A diretora da EPET refere que a escola "é um espaço em que o aluno se sente perfeitamente integrado e bem acolhido participando de todas as dinâmicas projetadas para a turma em que está inseridos e nas que estão previstas no Projeto de Escola", e que "a nível escolar, tem cumprido com os objetivos pedagógicos".
Quanto à situação dos estágios, a diretora diz que "não existe qualquer normativa que implique que as entidades estabeleçam protocolos de parceria e a acolham alunos" e que "este acolhimento de alunos pode ter constrangimentos a nível da gestão de recursos humanos e da prossecução do Plano de Atividades da instituição". "Reforço, tal como informado à Encarregada de Educação, Sofia Paço, não houve nenhuma entidade contactada que tivesse manifestado menos abertura na aceitação do João Pinho, até porque enquanto escola inclusiva não estabeleceríamos parceria com a mesma, pois vai contra os nossos valores e princípios enquanto escola e enquanto grupo de ensino".
De acordo com a direção da EPET, "sendo política da escola proporcionar aos alunos estágios diferentes todos os anos e em valências diferentes, procurou-se que, este ano letivo, o aluno João Pinho realizasse a sua FCT num jardim de infância e não em creches ou berçários. Contudo, as entidades contactadas apenas tinham vagas nestas valências e não em jardim de infância, tal como pretendíamos para o plano delineado para o João Pinho, daí não ter sido possível alocar o aluno em nenhuma destas entidades".
Assim, Inês Rodrigues afirma: "Não poderíamos indicar o nome de nenhuma instituição porque não houve recusa de nenhuma, apenas a indisponibilidade no que diz respeito ao âmbito da FCT na valência pretendia para o João Pinho".

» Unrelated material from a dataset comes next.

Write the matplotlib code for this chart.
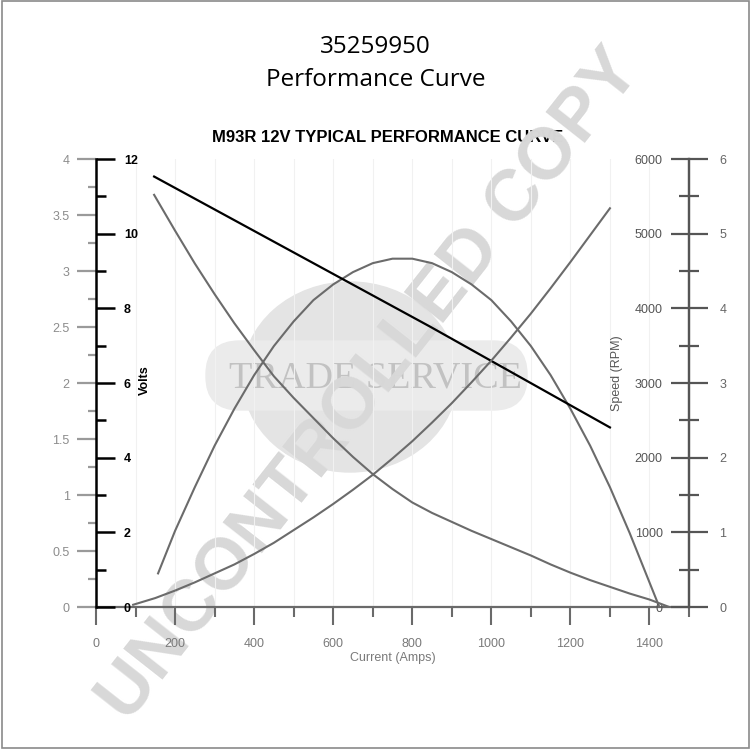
import numpy as np
import matplotlib
matplotlib.use('Agg')
import matplotlib.pyplot as plt
from matplotlib.patches import FancyBboxPatch, Ellipse, Rectangle
from matplotlib.ticker import MultipleLocator, FuncFormatter

plt.rcParams['font.family'] = ['Liberation Sans', 'DejaVu Sans']

# values (x = current in amps)
volt_amps = [147, 845, 1300]
volts = [11.53, 7.51, 4.81]

speed_amps = [147, 200, 250, 300, 350, 400, 450, 500, 550, 600, 650, 700, 750, 800,
              850, 900, 950, 1000, 1050, 1100, 1150, 1200, 1250, 1300, 1350, 1400, 1450]
speed_rpm = [5520, 5040, 4600, 4190, 3800, 3440, 3090, 2800, 2530, 2260, 2010, 1780, 1580, 1400,
             1260, 1140, 1020, 910, 800, 690, 570, 460, 360, 270, 180, 100, 0]

power_amps = [157, 200, 250, 300, 350, 400, 450, 500, 550, 600, 650, 700, 750, 800,
              850, 900, 950, 1000, 1050, 1100, 1150, 1200, 1250, 1300, 1350, 1400, 1425]
power = [0.30, 0.68, 1.07, 1.44, 1.77, 2.07, 2.33, 2.55, 2.74, 2.88, 2.99, 3.07, 3.11, 3.11,
         3.07, 2.99, 2.88, 2.74, 2.55, 2.33, 2.07, 1.77, 1.44, 1.07, 0.66, 0.22, 0.0]

torque_amps = [94, 150, 200, 250, 300, 350, 400, 450, 500, 550, 600, 650, 700, 750,
               800, 850, 900, 950, 1000, 1050, 1100, 1150, 1200, 1250, 1300]
torque = [0.03, 0.12, 0.22, 0.33, 0.45, 0.57, 0.71, 0.86, 1.03, 1.20, 1.38, 1.57, 1.77, 1.99,
          2.22, 2.47, 2.73, 3.01, 3.30, 3.61, 3.93, 4.27, 4.62, 4.98, 5.34]

x_ticks = [0, 200, 400, 600, 800, 1000, 1200, 1400]

curve_grey = '#6b6b6b'

fig = plt.figure(figsize=(7.5, 7.49), dpi=100)
pos = [96 / 750, 142 / 749, 593 / 750, 448 / 749]

# outer left axis 0-4 (power) is the host axis
ax = fig.add_axes(pos)
ax.set_facecolor('none')
ax.set_xlim(0, 1500)
ax.set_ylim(0, 4)
for s in ['top', 'right', 'left']:
    ax.spines[s].set_visible(False)
ax.spines['bottom'].set_color('#6a6a6a')
ax.spines['bottom'].set_linewidth(1.6)
ax.set_xticks(x_ticks)
ax.xaxis.set_minor_locator(MultipleLocator(100))
ax.tick_params(axis='x', which='major', direction='out', length=13, width=1.5,
               color='#6a6a6a', labelsize=9, labelcolor='#7a7a7a', pad=9)
ax.tick_params(axis='x', which='minor', direction='out', length=7, width=1.5, color='#6a6a6a')
ax.set_xlabel('Current (Amps)', fontsize=9, color='#7a7a7a', labelpad=2)
ax.yaxis.set_major_locator(MultipleLocator(0.5))
ax.yaxis.set_minor_locator(MultipleLocator(0.25))
ax.yaxis.set_major_formatter(FuncFormatter(lambda v, p: f'{v:g}'))
ax.tick_params(axis='y', which='major', direction='out', length=14, width=1.6,
               color='#9a9a9a', labelsize=9, labelcolor='#8c8c8c', pad=5)
ax.tick_params(axis='y', which='minor', direction='out', length=6, width=1.6, color='#9a9a9a')
ax.grid(axis='x', which='both', color='#f1f1f1', lw=0.8)
ax.set_axisbelow(True)

# volts axis, black spine on the left, ticks pointing inwards
axv = ax.twinx()
axv.set_ylim(0, 12)
for s in ['top', 'bottom', 'left']:
    axv.spines[s].set_visible(False)
axv.spines['right'].set_position(('axes', 0))
axv.spines['right'].set_color('black')
axv.spines['right'].set_linewidth(1.8)
axv.set_yticks([0, 2, 4, 6, 8, 10, 12], labels=['0', '2', '4', '6', '8', '10', '12'], fontweight='bold')
axv.yaxis.set_minor_locator(MultipleLocator(1))
axv.tick_params(axis='y', which='major', direction='out', length=14, width=1.8,
               color='black', labelsize=9, labelcolor='black', pad=6)
axv.tick_params(axis='y', which='minor', direction='out', length=7.5, width=1.8, color='black')
axv.text(0.083, 0.507, 'Volts', transform=axv.transAxes, rotation=90, fontsize=9,
         fontweight='bold', ha='center', va='center')

# speed axis, on the right spine with ticks pointing inwards
axs = ax.twinx()
axs.set_ylim(0, 6000)
for s in ['top', 'bottom', 'right']:
    axs.spines[s].set_visible(False)
axs.spines['left'].set_visible(True)
axs.spines['left'].set_position(('axes', 1))
axs.spines['left'].set_color('#555555')
axs.spines['left'].set_linewidth(1.6)
axs.yaxis.set_ticks_position('left')
axs.yaxis.set_major_locator(MultipleLocator(1000))
axs.yaxis.set_minor_locator(MultipleLocator(500))
axs.tick_params(axis='y', which='major', direction='out', length=13, width=1.6,
               color='#555555', labelsize=9, labelcolor='#555555', pad=6)
axs.tick_params(axis='y', which='minor', direction='out', length=7, width=1.6, color='#555555')
axs.text(0.879, 0.522, 'Speed (RPM)', transform=axs.transAxes, rotation=90, fontsize=9,
         color='#555555', ha='center', va='center')

# outer right axis 0-6 (torque)
axt = ax.twinx()
axt.set_ylim(0, 6)
for s in ['top', 'bottom', 'left']:
    axt.spines[s].set_visible(False)
axt.spines['right'].set_color('#555555')
axt.spines['right'].set_linewidth(1.6)
axt.yaxis.set_major_locator(MultipleLocator(1))
axt.yaxis.set_minor_locator(MultipleLocator(0.5))
axt.tick_params(axis='y', which='major', direction='out', length=14, width=1.6,
               color='#555555', labelsize=9, labelcolor='#666666', pad=8)
axt.tick_params(axis='y', which='minor', direction='out', length=7, width=1.6, color='#555555')

# curves
ax.plot(power_amps, power, color=curve_grey, lw=1.5)
axt.plot(torque_amps, torque, color=curve_grey, lw=1.5)
axs.plot(speed_amps, speed_rpm, color=curve_grey, lw=1.5)
axv.plot(volt_amps, volts, color='black', lw=1.6)

# titles
fig.text(0.501, 0.937, '35259950', ha='center', va='center', fontsize=17.5, family='Open Sans')
fig.text(0.501, 0.893, 'Performance Curve', ha='center', va='center', fontsize=17.5, family='Open Sans')
fig.text(0.517, 0.816, 'M93R 12V TYPICAL PERFORMANCE CURVE', ha='center', va='center',
         fontsize=12, fontweight='bold', zorder=-3)

# trade service logo and watermark, under the axes
fig.patches.append(Ellipse((350 / 750, 1 - 377 / 749), 215 / 750, 190 / 749,
                           transform=fig.transFigure, color='#e4e4e4', zorder=-4))
fig.patches.append(FancyBboxPatch((206 / 750, 1 - 410 / 749), 321 / 750, 69 / 749,
                                  boxstyle='round,pad=0,rounding_size=0.045',
                                  transform=fig.transFigure, color='#ebebeb', zorder=-4))
fig.text(375 / 750, 1 - 378 / 749, 'TRADE SERVICE', ha='center', va='center', fontsize=27.5,
         family='Liberation Serif', color='#c2c2c2', zorder=-3)
fig.text(0.493, 0.486, 'UNCONTROLLED COPY', ha='center', va='center', rotation=51.8,
         rotation_mode='anchor', fontsize=52, fontweight='bold', color='#d8d8d8', zorder=-1)

fig.patches.append(Rectangle((0.002, 0.002), 0.996, 0.996, transform=fig.transFigure,
                             fill=False, edgecolor='#8a8a8a', lw=1.2))

fig.savefig('out.png', dpi=100)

Já quanto ao comentário transmitido em reunião à mãe, Sofia Paço, de que deveria "seguir em frente", a diretora indica que "expressão surge inserida num contexto que aqui não se encontra enquadrado". "Após as explicações dos motivos pelos quais foi difícil encontrar um local para o João Pinho realizar a sua FCT, (...) a encarregada de educação continuou a não aceitar a nossa explicação de que não houve uma recusa do João Pinho enquanto estagiário, mas sim uma indisponibilidade no que diz respeito às vagas para estagiário na valência de Jardim de Infância", referiu Inês Rodrigues, diretora da EPET.